**TASK DESCRIPTION**
With the images removed, repeat the data below exactly.

**DATA EXCERPT**

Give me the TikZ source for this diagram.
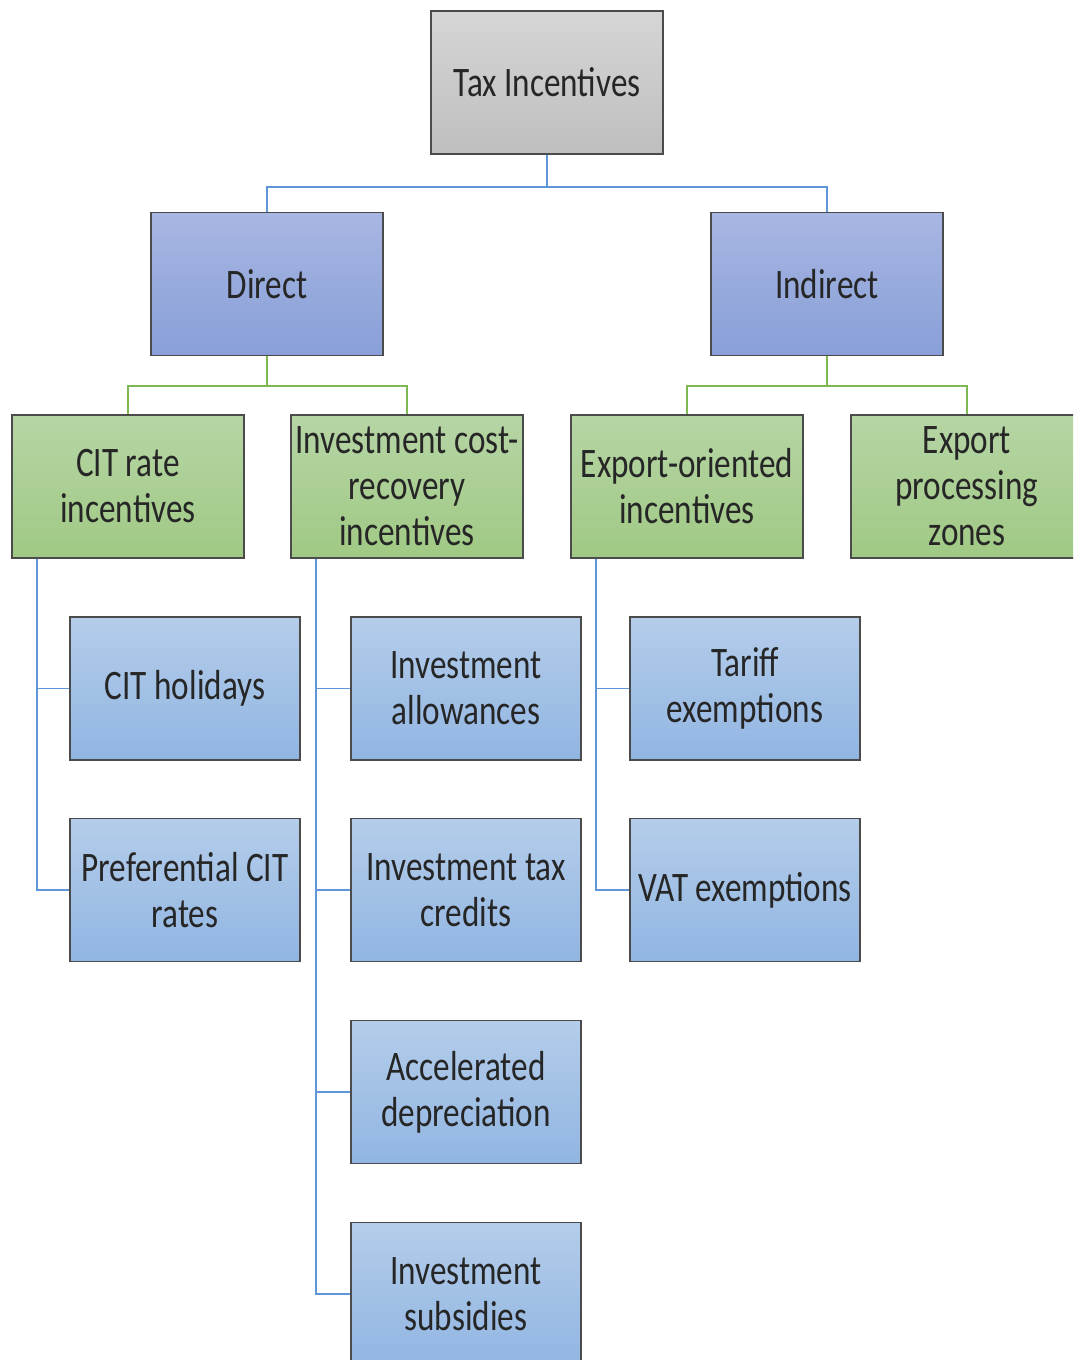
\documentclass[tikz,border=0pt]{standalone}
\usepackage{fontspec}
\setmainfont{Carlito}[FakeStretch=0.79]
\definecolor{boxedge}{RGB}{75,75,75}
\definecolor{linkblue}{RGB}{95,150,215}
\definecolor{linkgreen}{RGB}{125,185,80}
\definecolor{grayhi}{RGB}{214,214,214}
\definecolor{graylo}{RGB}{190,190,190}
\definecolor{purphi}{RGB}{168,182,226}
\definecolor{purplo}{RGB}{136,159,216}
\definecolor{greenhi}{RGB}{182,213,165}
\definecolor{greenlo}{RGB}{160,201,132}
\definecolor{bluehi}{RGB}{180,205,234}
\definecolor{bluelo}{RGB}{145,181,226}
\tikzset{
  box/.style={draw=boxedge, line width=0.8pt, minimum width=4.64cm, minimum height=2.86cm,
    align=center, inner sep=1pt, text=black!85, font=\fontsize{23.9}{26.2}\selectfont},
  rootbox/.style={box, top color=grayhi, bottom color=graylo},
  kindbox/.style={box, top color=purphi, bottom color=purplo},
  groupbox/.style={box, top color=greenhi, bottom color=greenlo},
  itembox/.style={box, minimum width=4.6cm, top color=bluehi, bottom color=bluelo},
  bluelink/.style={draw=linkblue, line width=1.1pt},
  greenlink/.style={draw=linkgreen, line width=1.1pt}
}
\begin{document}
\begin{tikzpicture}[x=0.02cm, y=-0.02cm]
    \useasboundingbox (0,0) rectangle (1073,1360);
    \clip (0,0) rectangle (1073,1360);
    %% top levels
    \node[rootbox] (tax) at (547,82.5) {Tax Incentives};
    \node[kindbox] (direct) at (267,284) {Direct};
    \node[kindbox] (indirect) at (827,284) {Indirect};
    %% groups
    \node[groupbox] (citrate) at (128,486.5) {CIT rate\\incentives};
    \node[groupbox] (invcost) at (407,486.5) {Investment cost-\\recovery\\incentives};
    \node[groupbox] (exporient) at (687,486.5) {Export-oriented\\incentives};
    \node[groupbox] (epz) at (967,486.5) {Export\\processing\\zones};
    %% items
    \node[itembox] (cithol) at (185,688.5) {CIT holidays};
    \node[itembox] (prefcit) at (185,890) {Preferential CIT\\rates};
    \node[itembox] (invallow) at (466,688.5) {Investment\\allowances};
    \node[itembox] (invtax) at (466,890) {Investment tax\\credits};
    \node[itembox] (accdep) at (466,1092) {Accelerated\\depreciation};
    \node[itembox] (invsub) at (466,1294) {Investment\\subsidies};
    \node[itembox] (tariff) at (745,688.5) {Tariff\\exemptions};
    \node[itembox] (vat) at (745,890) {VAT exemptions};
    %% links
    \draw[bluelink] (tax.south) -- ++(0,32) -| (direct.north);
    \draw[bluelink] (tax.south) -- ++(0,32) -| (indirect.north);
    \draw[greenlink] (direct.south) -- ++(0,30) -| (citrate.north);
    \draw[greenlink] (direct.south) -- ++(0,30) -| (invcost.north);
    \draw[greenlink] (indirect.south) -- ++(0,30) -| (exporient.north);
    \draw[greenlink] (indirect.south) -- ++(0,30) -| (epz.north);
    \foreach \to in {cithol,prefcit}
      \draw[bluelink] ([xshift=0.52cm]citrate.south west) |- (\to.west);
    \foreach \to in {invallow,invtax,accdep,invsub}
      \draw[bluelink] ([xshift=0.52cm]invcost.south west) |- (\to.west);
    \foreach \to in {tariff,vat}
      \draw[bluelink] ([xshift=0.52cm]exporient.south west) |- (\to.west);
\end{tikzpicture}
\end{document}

**RESULT OF THIS EXERCISE**
Give me the TikZ source for this diagram.
\documentclass[tikz,border=0pt]{standalone}
\usepackage{fontspec}
\setmainfont{Carlito}[FakeStretch=0.79]
\definecolor{boxedge}{RGB}{75,75,75}
\definecolor{linkblue}{RGB}{95,150,215}
\definecolor{linkgreen}{RGB}{125,185,80}
\definecolor{grayhi}{RGB}{214,214,214}
\definecolor{graylo}{RGB}{190,190,190}
\definecolor{purphi}{RGB}{168,182,226}
\definecolor{purplo}{RGB}{136,159,216}
\definecolor{greenhi}{RGB}{182,213,165}
\definecolor{greenlo}{RGB}{160,201,132}
\definecolor{bluehi}{RGB}{180,205,234}
\definecolor{bluelo}{RGB}{145,181,226}
\tikzset{
  box/.style={draw=boxedge, line width=0.8pt, minimum width=4.64cm, minimum height=2.86cm,
    align=center, inner sep=1pt, text=black!85, font=\fontsize{23.9}{26.2}\selectfont},
  rootbox/.style={box, top color=grayhi, bottom color=graylo},
  kindbox/.style={box, top color=purphi, bottom color=purplo},
  groupbox/.style={box, top color=greenhi, bottom color=greenlo},
  itembox/.style={box, minimum width=4.6cm, top color=bluehi, bottom color=bluelo},
  bluelink/.style={draw=linkblue, line width=1.1pt},
  greenlink/.style={draw=linkgreen, line width=1.1pt}
}
\begin{document}
\begin{tikzpicture}[x=0.02cm, y=-0.02cm]
    \useasboundingbox (0,0) rectangle (1073,1360);
    \clip (0,0) rectangle (1073,1360);
    %% top levels
    \node[rootbox] (tax) at (547,82.5) {Tax Incentives};
    \node[kindbox] (direct) at (267,284) {Direct};
    \node[kindbox] (indirect) at (827,284) {Indirect};
    %% groups
    \node[groupbox] (citrate) at (128,486.5) {CIT rate\\incentives};
    \node[groupbox] (invcost) at (407,486.5) {Investment cost-\\recovery\\incentives};
    \node[groupbox] (exporient) at (687,486.5) {Export-oriented\\incentives};
    \node[groupbox] (epz) at (967,486.5) {Export\\processing\\zones};
    %% items
    \node[itembox] (cithol) at (185,688.5) {CIT holidays};
    \node[itembox] (prefcit) at (185,890) {Preferential CIT\\rates};
    \node[itembox] (invallow) at (466,688.5) {Investment\\allowances};
    \node[itembox] (invtax) at (466,890) {Investment tax\\credits};
    \node[itembox] (accdep) at (466,1092) {Accelerated\\depreciation};
    \node[itembox] (invsub) at (466,1294) {Investment\\subsidies};
    \node[itembox] (tariff) at (745,688.5) {Tariff\\exemptions};
    \node[itembox] (vat) at (745,890) {VAT exemptions};
    %% links
    \draw[bluelink] (tax.south) -- ++(0,32) -| (direct.north);
    \draw[bluelink] (tax.south) -- ++(0,32) -| (indirect.north);
    \draw[greenlink] (direct.south) -- ++(0,30) -| (citrate.north);
    \draw[greenlink] (direct.south) -- ++(0,30) -| (invcost.north);
    \draw[greenlink] (indirect.south) -- ++(0,30) -| (exporient.north);
    \draw[greenlink] (indirect.south) -- ++(0,30) -| (epz.north);
    \foreach \to in {cithol,prefcit}
      \draw[bluelink] ([xshift=0.52cm]citrate.south west) |- (\to.west);
    \foreach \to in {invallow,invtax,accdep,invsub}
      \draw[bluelink] ([xshift=0.52cm]invcost.south west) |- (\to.west);
    \foreach \to in {tariff,vat}
      \draw[bluelink] ([xshift=0.52cm]exporient.south west) |- (\to.west);
\end{tikzpicture}
\end{document}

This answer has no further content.